Ultimately, the Salt Yard has easily won my business. They took what was originally a sad night for me and turned it around in the best way. I can't wait to go back, especially as they mentioned that the menu is changing next week!
Http://www.saltyardatlanta.com
Sunday, March 9, 2014
Surf n' Turf Saturday Night
So the guy from my last "Saturday night" post? Yeah. We're still seeing each other. And he's been just as awesome. I keep telling him I want to cook for him, but with our schedules, it's been close to impossible. Currently, I only have Saturday nights free to spend with him; and that's usually after a brunch shift that totally drains me. However, he's been fantastically understanding. Last Saturday, we grabbed Little Caesar's and just chilled at his place. Last night, he offered to cook for me!
When he picked me up, he mentioned we had to stop at the store- he had picked up some beautiful ribeyes earlier at the farmer's market, but needed to pick up a side dish. Apparently his green beans are magical, so we stopped at the grocery store by his place to pick them up. On the way, we both decided we were a bit too hungry to wait and needed a pre-dinner snack. And something for dessert. We walked the aisles, snagging brownie mix (because if I didn't have energy to make a whole meal, dammit, I can do brownies from a box at least) and a shrimp cocktail platter.
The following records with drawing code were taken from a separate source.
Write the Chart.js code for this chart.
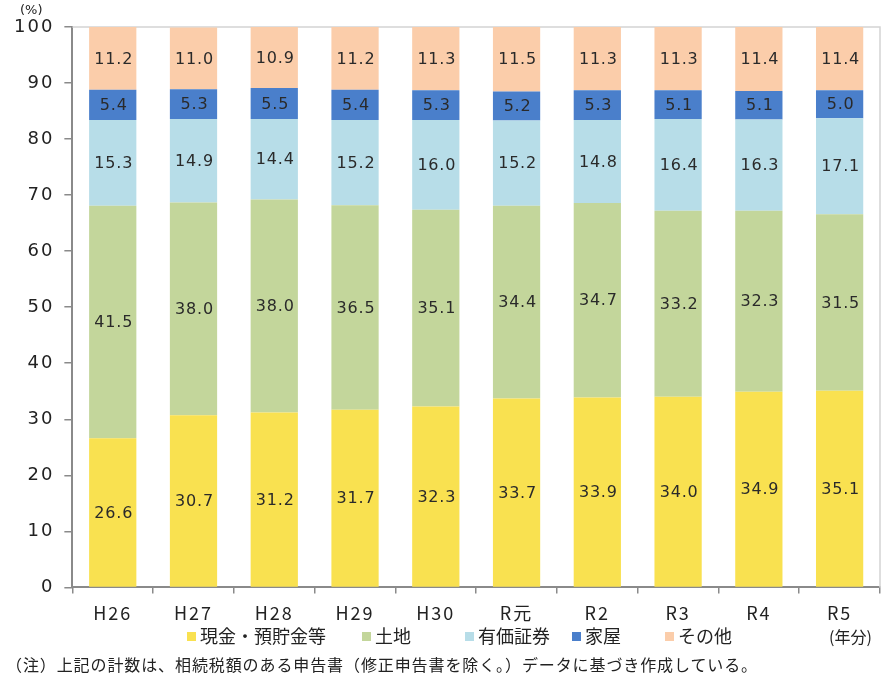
<!DOCTYPE html>
<html><head><meta charset="utf-8">
<script src="https://cdn.jsdelivr.net/npm/chart.js@4.4.1/dist/chart.umd.min.js"></script>
<style>
html,body{margin:0;padding:0;background:#fff;width:892px;height:686px;overflow:hidden;font-family:"Noto Sans CJK JP",sans-serif;}
#wrap{position:absolute;left:0;top:0;width:892px;height:686px;}
.t{position:absolute;color:#222;font-family:"Noto Sans CJK JP";white-space:nowrap;line-height:1;}
#note{left:6px;top:656px;font-size:16px;letter-spacing:0.9px;}
#unit{left:829px;top:628px;font-size:16px;}
#pct{left:20px;top:3px;font-size:13px;font-family:"DejaVu Sans";}
.lg{position:absolute;top:626px;font-size:18px;line-height:1;color:#222;font-family:"Noto Sans CJK JP";white-space:nowrap;}
.lg i{position:absolute;left:0;top:6px;width:9px;height:9px;}
.lg span{position:absolute;left:13px;top:0;}
</style></head>
<body>
<div id="wrap"><canvas id="c"></canvas></div>
<div id="pct" class="t">(%)</div>
<div id="unit" class="t">(年分)</div>
<div id="note" class="t">（注）上記の計数は、相続税額のある申告書（修正申告書を除く。）データに基づき作成している。</div>
<div id="legend"></div>
<script>
const categories = ["H26","H27","H28","H29","H30","R元","R2","R3","R4","R5"];
const seriesNames = ["現金・預貯金等","土地","有価証券","家屋","その他"];
const cash   = [26.6,30.7,31.2,31.7,32.3,33.7,33.9,34.0,34.9,35.1];
const land   = [41.5,38.0,38.0,36.5,35.1,34.4,34.7,33.2,32.3,31.5];
const secur  = [15.3,14.9,14.4,15.2,16.0,15.2,14.8,16.4,16.3,17.1];
const house  = [5.4,5.3,5.5,5.4,5.3,5.2,5.3,5.1,5.1,5.0];
const other  = [11.2,11.0,10.9,11.2,11.3,11.5,11.3,11.3,11.4,11.4];
const yTicks = [0,10,20,30,40,50,60,70,80,90,100];
const colors = ["#F9E150","#C3D69B","#B7DDE8","#4A7FCB","#FBCDAA"];
const legendX = [187,362,465,572,665];

// legend (HTML)
const lg = document.getElementById('legend');
seriesNames.forEach((n,i)=>{
  const d = document.createElement('div');
  d.className='lg'; d.style.left=legendX[i]+'px';
  d.innerHTML = '<i style="background:'+colors[i]+'"></i><span>'+n+'</span>';
  lg.appendChild(d);
});

const spacingPlugin = {
  id:'spacing',
  beforeUpdate(chart){ chart.ctx.letterSpacing='2px'; },
  beforeLayout(chart){ chart.ctx.letterSpacing='2px'; },
  beforeDraw(chart){ chart.ctx.letterSpacing='2px'; }
};
const labelPlugin = {
  id:'barLabels',
  afterDatasetsDraw(chart){
    const ctx = chart.ctx;
    ctx.save();
    ctx.letterSpacing='0.8px';
    ctx.font = '16px "DejaVu Sans"';
    ctx.fillStyle = '#2a2a2a';
    ctx.textAlign = 'center';
    ctx.textBaseline = 'middle';
    chart.data.datasets.forEach((ds,i)=>{
      const meta = chart.getDatasetMeta(i);
      meta.data.forEach((bar,j)=>{
        const v = ds.data[j];
        const y = (bar.y + bar.base)/2;
        ctx.fillText(v.toFixed(1), bar.x+1, y+1);
      });
    });
    ctx.restore();
  }
};
const framePlugin = {
  id:'frame',
  beforeDatasetsDraw(chart){
    const a = chart.chartArea, ctx = chart.ctx;
    ctx.save();
    ctx.strokeStyle = '#d4d4d4';
    ctx.lineWidth = 1.5;
    ctx.beginPath();
    ctx.moveTo(a.left, a.top); ctx.lineTo(a.right, a.top); ctx.lineTo(a.right, a.bottom);
    ctx.stroke();
    ctx.restore();
  }
};

const data = [cash,land,secur,house,other];
new Chart(document.getElementById('c'),{
  type:'bar',
  data:{
    labels:categories,
    datasets:data.map((d,i)=>({label:seriesNames[i],data:d,backgroundColor:colors[i],borderWidth:0,barPercentage:0.585,categoryPercentage:1.0}))
  },
  options:{
    responsive:true,maintainAspectRatio:false,animation:false,
    layout:{padding:{left:4,right:12,top:27,bottom:53}},
    plugins:{
      legend:{display:false},
      tooltip:{enabled:false}
    },
    scales:{
      x:{stacked:true,
        grid:{offset:true,drawOnChartArea:false,drawTicks:true,tickLength:6,color:'#8a8a8a',lineWidth:1.5},
        border:{color:'#8a8a8a',width:2},
        ticks:{color:'#222',font:{family:'"Noto Sans CJK JP"',size:18},padding:9}
      },
      y:{stacked:true,min:0,max:100,
        afterBuildTicks(s){s.ticks = yTicks.map(v=>({value:v}));},
        grid:{drawOnChartArea:false,drawTicks:true,tickLength:8,color:'#8a8a8a',lineWidth:1.5},
        border:{color:'#8a8a8a',width:2},
        ticks:{color:'#222',font:{family:'"DejaVu Sans"',size:18},padding:10}
      }
    }
  },
  plugins:[spacingPlugin,labelPlugin,framePlugin]
});
</script>
</body></html>
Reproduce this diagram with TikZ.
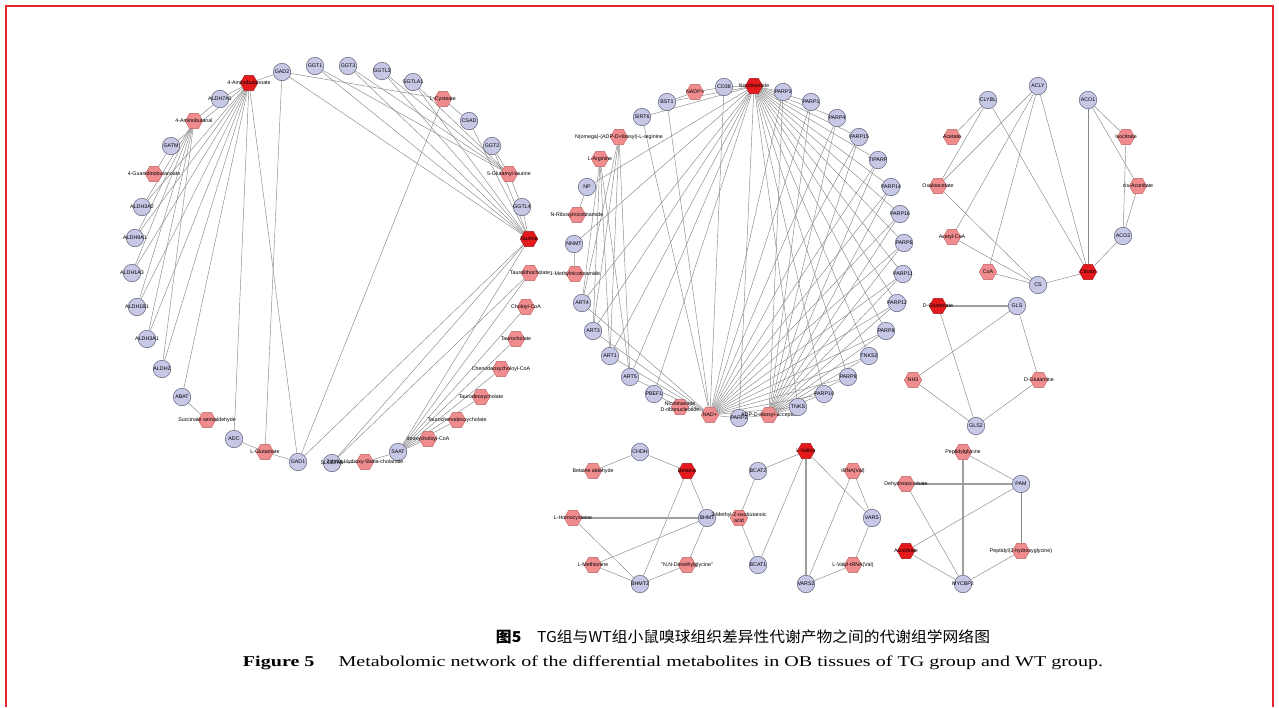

We got to his place to discover the shrimp was frozen solid. So I set it under a tap of running water and got "baking" while he started dinner. Once the brownie mix was in the oven and he was halfway ready to start cooking, his mom called. Dinner got put on hold for a bit while he took the call, and I remembered an old quick-thaw trick for frozen cocktail shrimp I learned at a restaurant I used to work at. By the time he was off the phone (and 15 whole minutes after I could have had the shrimp thawed), we were decimating our snack.
Watching him cook, his technique could have used work. But I behaved and kept my mouth shut- after all, he was cooking for me! And you know what? It wasn't perfect, but I enjoyed it immensely. I'm so thankful he was willing to cook, and I hope he does it for me again.
*Andi's "no shit sherlock" shrimp thaw trick*
Put the frozen shrimp in a bowl and cover with very hot water. Let it sit for 2-3 minutes. Drain, then quick chill in ice water and drain again. Serve immediately
*I cannot guarantee this is the most food safe way to do this, but to my knowledge it hasn't gotten anyone sick yet.
Sunday, March 2, 2014
My Night on the V-Side
I adore meat. Pretty sure I have made that exceptionally clear, even having an entire post dedicated to it. However, I do try to keep an open mind. So when an old Improv friend of mine happened to be in town Friday night, and I happened to have the night off, I joined him and his pescatarian friends for dinner at a vegetarian Chinese restaurant.
I was a bit unsure going in, not going to lie. The menu looked just like any other Chinese food menu, down to the sweet-and-sour chicken and Mongolian beef, but there were side notes at the bottom of each page that specified that the "meats" were soy-based substitutes. We all started off with a couple of appetizers, some steamed dumplings and hot and sour soup. I enjoyed the soup, but the dumplings were stuffed with different purees that had a not-quite-pleasant runny texture. The flavor didn't suck, but it was a bit disappointing.
Entrees... well, I have never been so disappointed in tofu. And this was at a vegetarian-specific restaurant! I never expected to say this, but I should have gone with one of the soy substitute "meat" dishes. Those actually had a decent flavor to them. Overall, not someplace I would go to of my own accord, but if I had vegetarian friends, I'd humor them and tag along.